Fantastic! Read the full article here (you may need subscription to access the full article). You can find Nidhal's posts on Irtiqa here.                 

2 comments:

Gary said...

I agree 100% with Nidhal. My one and only experience was with determining the start of Ramadan was years ago when a mosque committee asked me to be on their moon sighting committee.

Bssically the experts, none of whom had any astronomical knowledge let alone much religious knowledge insisted on waiting to see what everyone else was doing.

Once the had called every mosque they could on the east coast of Australia they decide to try Perth which is two hours behind Sydney.
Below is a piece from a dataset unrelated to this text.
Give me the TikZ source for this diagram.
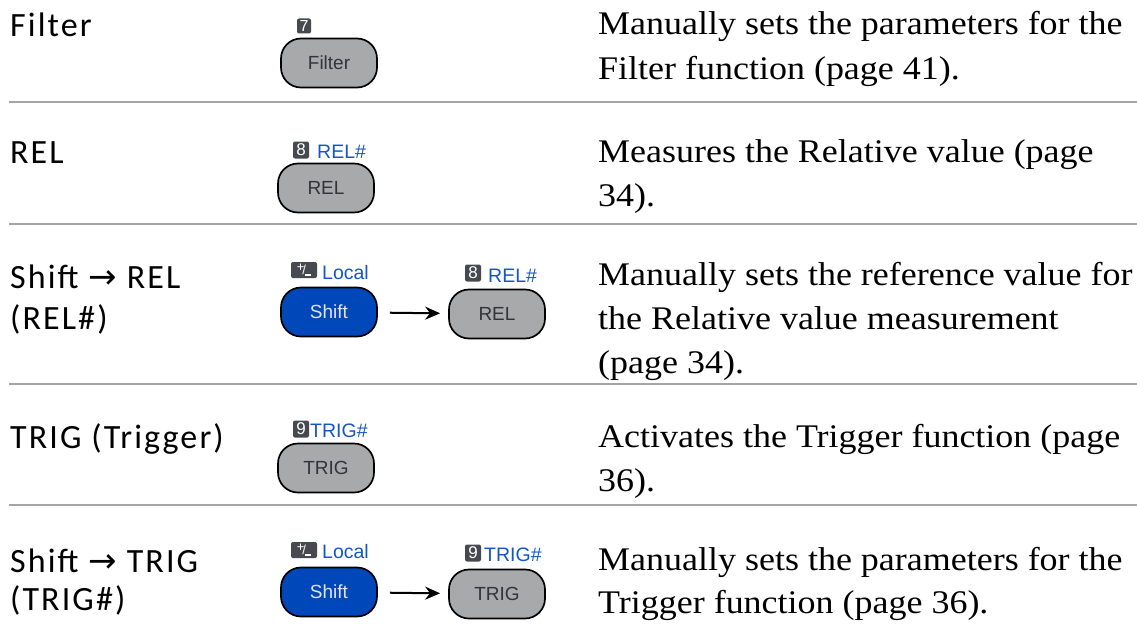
\documentclass[tikz,border=0pt]{standalone}
\usepackage{fontspec}
\setmainfont{Liberation Serif}
\newfontfamily\lfont[LetterSpace=6.2]{Carlito}
\newfontfamily\kfont{Liberation Sans}
\newfontfamily\afont{DejaVu Sans}
\newfontfamily\rfont[FakeStretch=1.09]{Liberation Serif}
\usetikzlibrary{arrows.meta}
\definecolor{sepgray}{RGB}{165,165,165}
\definecolor{keygray}{RGB}{168,169,171}
\definecolor{keytext}{RGB}{50,52,55}
\definecolor{keyblue}{RGB}{0,72,186}
\definecolor{shifttext}{RGB}{228,228,228}
\definecolor{badgegray}{RGB}{70,74,80}
\definecolor{labelblue}{RGB}{20,85,200}
\begin{document}
\begin{tikzpicture}[x=1pt,y=-1pt,
  lt/.style={anchor=base west, inner sep=0pt, font=\lfont\fontsize{34}{40}\selectfont},
  rt/.style={anchor=base west, inner sep=0pt, font=\rfont\fontsize{33}{44}\selectfont},
  keyg/.style={draw=black, line width=1.7pt, fill=keygray, rounded corners=20pt,
    minimum width=96pt, minimum height=49pt, inner sep=0pt, text=keytext,
    font=\kfont\fontsize{19}{20}\selectfont},
  keyb/.style={keyg, fill=keyblue, text=shifttext},
  badge/.style={fill=badgegray, text=white, rounded corners=2pt, inner sep=0pt,
    minimum width=16pt, minimum height=17pt, font=\kfont\fontsize{17}{17}\selectfont},
  pmbadge/.style={badge, minimum width=26pt, minimum height=16pt},
  blab/.style={anchor=base west, inner sep=0pt, text=labelblue, font=\kfont\fontsize{19.5}{20}\selectfont},
  sepline/.style={draw=sepgray, line width=2.5pt},
  conn/.style={-{Stealth[length=15pt,width=13pt]}, line width=2pt, shorten <=12pt, shorten >=8pt}]
\useasboundingbox (0,0) rectangle (1137,626);
\newcommand{\rarr}{{\afont\fontsize{34}{34}\selectfont →}}
\newcommand{\pmsym}{{\fontsize{13}{13}\selectfont\raisebox{3pt}{+}\kern-2pt/\kern-1pt\raisebox{-1pt}{\rule{6pt}{1.6pt}}}}
% separators
\foreach \yy/\nm in {102/a,224/b,384/c,505/d}{
  \coordinate (sl\nm) at (9,\yy);
  \coordinate (sr\nm) at (1137,\yy);
  \draw[sepline] (sl\nm) -- (sr\nm);
}
% Row 1
\node[lt] (l1) at (10,37) {Filter};
\node[badge, minimum width=14pt, minimum height=15pt, font=\kfont\fontsize{16}{16}\selectfont] (b1) at (304,26) {7};
\node[keyg] (k1) at (329,63) {Filter};
\node[rt] (r1a) at (598,35) {Manually sets the parameters for the};
\node[rt] (r1b) at (598,79) {Filter function (page 41).};
% Row 2
\node[lt] (l2) at (10,163) {REL};
\node[badge] (b2) at (301,150) {8};
\node[blab] (t2) at (317,158) {REL\#};
\node[keyg] (k2) at (326,188) {REL};
\node[rt] (r2a) at (598,162) {Measures the Relative value (page};
\node[rt] (r2b) at (598,206) {34).};
% Row 3
\node[lt] (l3a) at (10,288) {Shift \rarr{} REL};
\node[lt] (l3b) at (10,329) {(REL\#)};
\node[pmbadge] (b3a) at (304,270) {\pmsym};
\node[blab] (t3a) at (322,279) {Local};
\node[keyb] (k3a) at (329,312) {Shift};
\node[badge] (b3b) at (473,273) {8};
\node[blab] (t3b) at (488,282) {REL\#};
\node[keyg] (k3b) at (497,314) {REL};
\draw[conn] (k3a) -- (k3b);
\node[rt] (r3a) at (598,285) {Manually sets the reference value for};
\node[rt] (r3b) at (598,329) {the Relative value measurement};
\node[rt] (r3c) at (598,373) {(page 34).};
% Row 4
\node[lt] (l4) at (10,448) {TRIG (Trigger)};
\node[badge] (b4) at (301,429) {9};
\node[blab] (t4) at (310,437) {TRIG\#};
\node[keyg] (k4) at (326,468) {TRIG};
\node[rt] (r4a) at (598,447) {Activates the Trigger function (page};
\node[rt] (r4b) at (598,491) {36).};
% Row 5
\node[lt] (l5a) at (10,572) {Shift \rarr{} TRIG};
\node[lt] (l5b) at (10,610) {(TRIG\#)};
\node[pmbadge] (b5a) at (304,550) {\pmsym};
\node[blab] (t5a) at (322,558) {Local};
\node[keyb] (k5a) at (329,592) {Shift};
\node[badge] (b5b) at (473,553) {9};
\node[blab] (t5b) at (484,561) {TRIG\#};
\node[keyg] (k5b) at (497,594) {TRIG};
\draw[conn] (k5a) -- (k5b);
\node[rt] (r5a) at (598,570) {Manually sets the parameters for the};
\node[rt] (r5b) at (598,613) {Trigger function (page 36).};
\end{tikzpicture}
\end{document}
It was already 11pm on a summer's evening with morning prayers due at about 5.45 am.

With no verdict from Perth some agitated to wait for Indonesia. When the late hour was pointed out they said they were perfectly happy to wait all night.

Absolutely self defeating and what is more nobody at any time went outside to look for themselves.

Logos said...

I think one of the reasons why so many muslims hold on to moon sighting is because they don't know the difference between Astronomy and Astrology.